The truth is, for many developers and owners, that’s probably enough. If it gets tenants and buyers in the door, it doesn’t really matter if the “brand” is skin deep. And when the development equation doesn’t extend much beyond the point of sale, it’s hard to argue for investment in a longer-term, more deeply rooted solution.
But it does mean untapped benefits. There’s a big difference between marketing a property and its brand: Marketing might be the reason people buy, but brand is the reason people stay. All those desirable markers of a successful long-term business model like repeat sales and renewed leases can result from brand. The elusive social currency like loyalty, ambassadorship and referrals: They also come from brand. So how do you get it?
1. Start by calling it “experience”.
In the general sense, brand is the impression or feelings people have of a company or product. In property, these impressions can most closely be described as experience. Experience is completely personal to the user and involves every aspect of a place, from the sounds, smells and sights to the operations and programming. For this reason, a brand cannot exist in a building or a place without joined-up thinking, a clearly defined story, and a genuine commitment to telling that story across every user touchpoint.
2. Don’t let it be an afterthought.
To create a holistic experience, a brand must be defined at the start of the development process. All too often, developers will seek to “create a brand” for a new development far too late…long after the market research has been done, the building designed, and the construction half-way complete. To be truly effective, brand must be woven into business and operational model, executed through every aspect of the design, and fulfilled by the marketing strategy. It should be rooted in an understanding of the market needs and desires. Every decision should be vetted against it.

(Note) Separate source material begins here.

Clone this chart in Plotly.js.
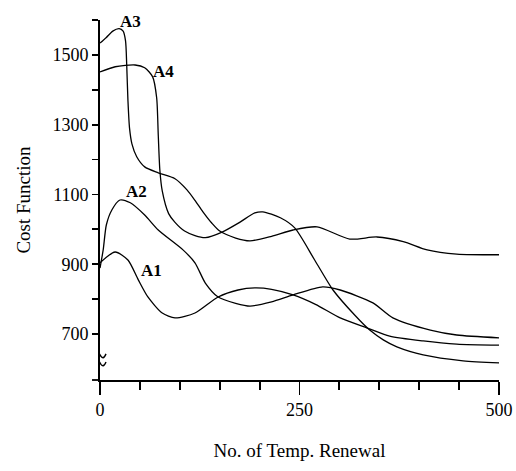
<!DOCTYPE html>
<html>
<head>
<meta charset="utf-8">
<script src="https://cdn.plot.ly/plotly-3.0.1.min.js"></script>
<style>html,body{margin:0;padding:0;background:#fff;}#chart{width:516px;height:471px;}</style>
</head>
<body>
<div id="chart"></div>
<script>
// Data
const xA1 = [0, 19, 35, 48, 60, 78, 94, 119, 148, 173, 194, 215, 242, 270, 301, 335, 363, 405, 447, 500];
const yA1 = [904, 935, 912, 855, 806, 760, 746, 760, 806, 826, 832, 828, 812, 785, 746, 717, 694, 680, 671, 668];

const xA2 = [0, 4, 8, 15, 25, 38, 56, 73, 104, 119, 132, 148, 170, 188, 215, 242, 279, 301, 342, 367, 414, 447, 500];
const yA2 = [889, 941, 1013, 1056, 1084, 1076, 1041, 998, 941, 904, 846, 806, 788, 780, 792, 812, 835, 826, 789, 746, 711, 697, 689];

const xA3 = [0, 8, 16, 24, 29, 32, 33.5, 35, 37, 40, 46, 56, 73, 94, 109, 119, 129, 140, 150, 170, 188, 215, 242, 272, 313, 347, 380, 410, 447, 500];
const yA3 = [1534, 1550, 1568, 1575, 1568, 1540, 1470, 1370, 1290, 1245, 1208, 1179, 1162, 1145, 1113, 1083, 1050, 1018, 995, 975, 967, 980, 998, 1007, 972, 978, 965, 941, 929, 927];

const xA4 = [0, 19, 44, 56, 66, 71, 73, 75, 78, 86, 94, 106, 119, 132, 153, 175, 194, 204, 226, 244, 269, 292, 320, 338, 355, 372, 405, 455, 500];
const yA4 = [1451, 1466, 1471, 1463, 1437, 1377, 1271, 1170, 1110, 1045, 1020, 995, 982, 976, 992, 1020, 1047, 1050, 1033, 1004, 912, 826, 752, 711, 683, 663, 640, 623, 617];

const seriesNames = ['A1', 'A2', 'A3', 'A4'];
const labelX = [64, 46, 38, 79];
const labelY = [883, 1107, 1595, 1451];

const yTickVals = [700, 800, 900, 1000, 1100, 1200, 1300, 1400, 1500, 1600];
const yTickText = ['700', '', '900', '', '1100', '', '1300', '', '1500', ''];
const breakAt = [640, 617];

const xs = [xA1, xA2, xA3, xA4];
const ys = [yA1, yA2, yA3, yA4];

const font = 'Liberation Serif, Times New Roman, serif';

const traces = seriesNames.map((n, i) => ({
  x: xs[i], y: ys[i], name: n, type: 'scatter', mode: 'lines',
  line: {color: '#000', width: 1.3, shape: 'spline', smoothing: 0.7},
  showlegend: false, hoverinfo: 'skip'
}));

const annotations = seriesNames.map((n, i) => ({
  x: labelX[i], y: labelY[i], xref: 'x', yref: 'y', text: n, showarrow: false,
  font: {family: font, size: 17, color: '#000', weight: 'bold'}
}));

const shapes = [{type: 'line', xref: 'paper', yref: 'paper', x0: -0.02, x1: 0, y0: 0, y1: 0, line: {color: '#000', width: 1.8}}];
// axis-break marks (small tildes across the y axis)
breakAt.forEach(v => shapes.push({
  type: 'path', xref: 'x', yref: 'y', xsizemode: 'pixel', ysizemode: 'pixel',
  xanchor: 0, yanchor: v,
  path: 'M-6,-1 C-4,4 -2,4 0,0 C2,-4 4,-4 6,1',
  line: {color: '#000', width: 1.4}
}));

const layout = {
  width: 516, height: 471,
  margin: {l: 100, r: 17, t: 20, b: 91},
  paper_bgcolor: '#fff', plot_bgcolor: '#fff',
  font: {family: font, color: '#000'},
  xaxis: {
    range: [0, 500], tickmode: 'linear', tick0: 0, dtick: 250,
    ticks: 'outside', ticklen: 13, tickwidth: 1.8, tickcolor: '#000',
    showline: true, linecolor: '#000', linewidth: 1.8,
    showgrid: false, zeroline: false,
    minor: {dtick: 50, ticks: 'outside', ticklen: 8, tickwidth: 1.8, tickcolor: '#000'},
    tickfont: {family: font, size: 18, color: '#000'},
    title: {text: 'No. of Temp. Renewal', font: {family: font, size: 19, color: '#000'}, standoff: 24}
  },
  yaxis: {
    range: [568, 1600], tickmode: 'array', tickvals: yTickVals, ticktext: yTickText,
    ticks: 'outside', ticklen: 6, tickwidth: 1.8, tickcolor: '#000',
    showline: true, linecolor: '#000', linewidth: 1.8,
    showgrid: false, zeroline: false,
    tickfont: {family: font, size: 18, color: '#000'},
    title: {text: 'Cost Function', font: {family: font, size: 19, color: '#000'}, standoff: 17}
  },
  annotations: annotations,
  shapes: shapes
};

Plotly.newPlot('chart', traces, layout, {staticPlot: true, displayModeBar: false});
</script>
</body>
</html>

3. Step away from the context.
Property lifestyle brands all seem to come from the same source: context. While it’s a noble gesture to root experience in local history and location, the experience of a place cannot end there. Not only are there not enough distinctive locations and interesting histories to give every property a unique position, but also the effect is only skin deep. Calling a riverfront property “River View” might be appropriate, but it does not a complete user experience make. Dig deeper to create a truly differentiated offer that addresses an untapped need in your target market.
4. Reach into your own brand.
One of the challenges of branding properties is knowing the role of the developer/owner brand. Even the most well-known property companies might not have a consumer brand, so drawing from those values doesn’t always seem useful. But it’s worth a re-think. Shopping center developers like Westfield have leveraged their own brands to provide a richer and more meaningful experience for shoppers and tenants. It could be a good opportunity for you to strengthen your corporate brand while giving your users something deeper to buy in to.